I wans´t sure of what to do about it. It was a hard feeling to deal with, a permanent discomfort, something as  wearing somebody elses´clothes. Or worse: somebody elses´shoes, too tight or too large.
For many years in my life, I tried to find ways out of this. Of letting to be a fraud and become me, or something that felt more truly me or that it felt more like the true me.
The problem with this life we live is there´s always some sort or level of expectation we´re supose to reach or achieve somehow. We´re supose to fit a certain pattern that is usually too tight: the perfect family, the dream job, the dream house, so on and so forth. 
And I guess this some is an impressive number of people that spend their lives fighting against this discomfort.

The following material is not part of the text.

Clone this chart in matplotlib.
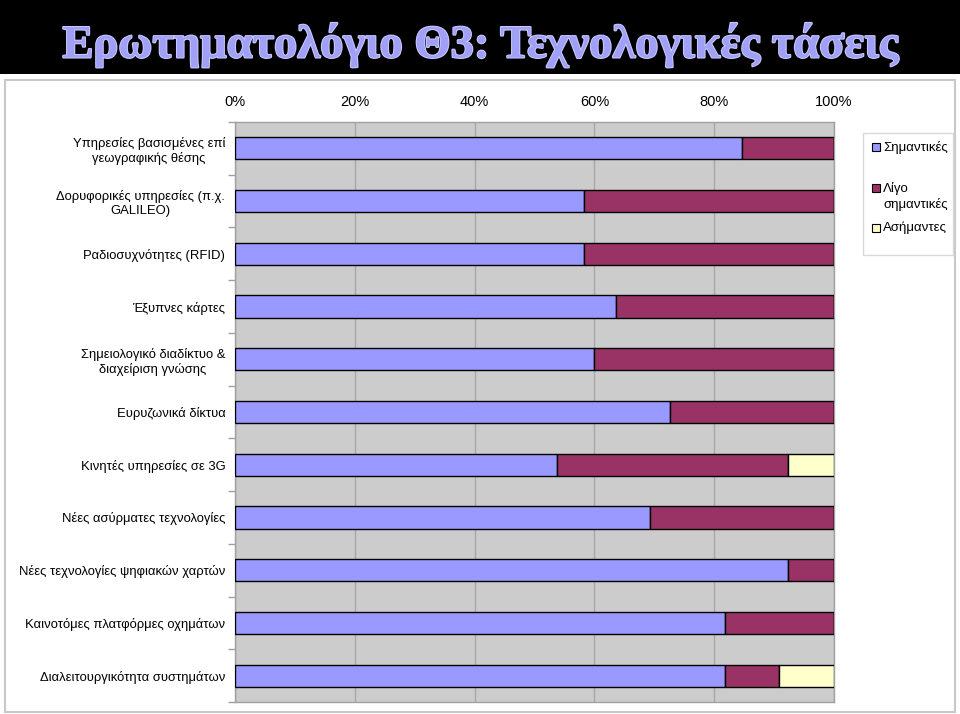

"Why did I write? Because I found life unsatisfactory", said Tenesse Williams, and I´ve heard and read similar sentences from different types of artists. I am not sure if every artist is always someone whose not satisfied with his/her life. I would dare to say so.
Once I understood life wasn´t satisfactory, that I had to find my way to deal with the dissatisfaction I had inside, I begun to change. It hasn´t been easier, though, but I could find my way to my own satisfaction. 
Now, I´m no longer  a fraud. I´m something else, somehting I still cannot grasp, but that doesn´t matter to me. As long as I don´t feel like a fraud, I´m all right.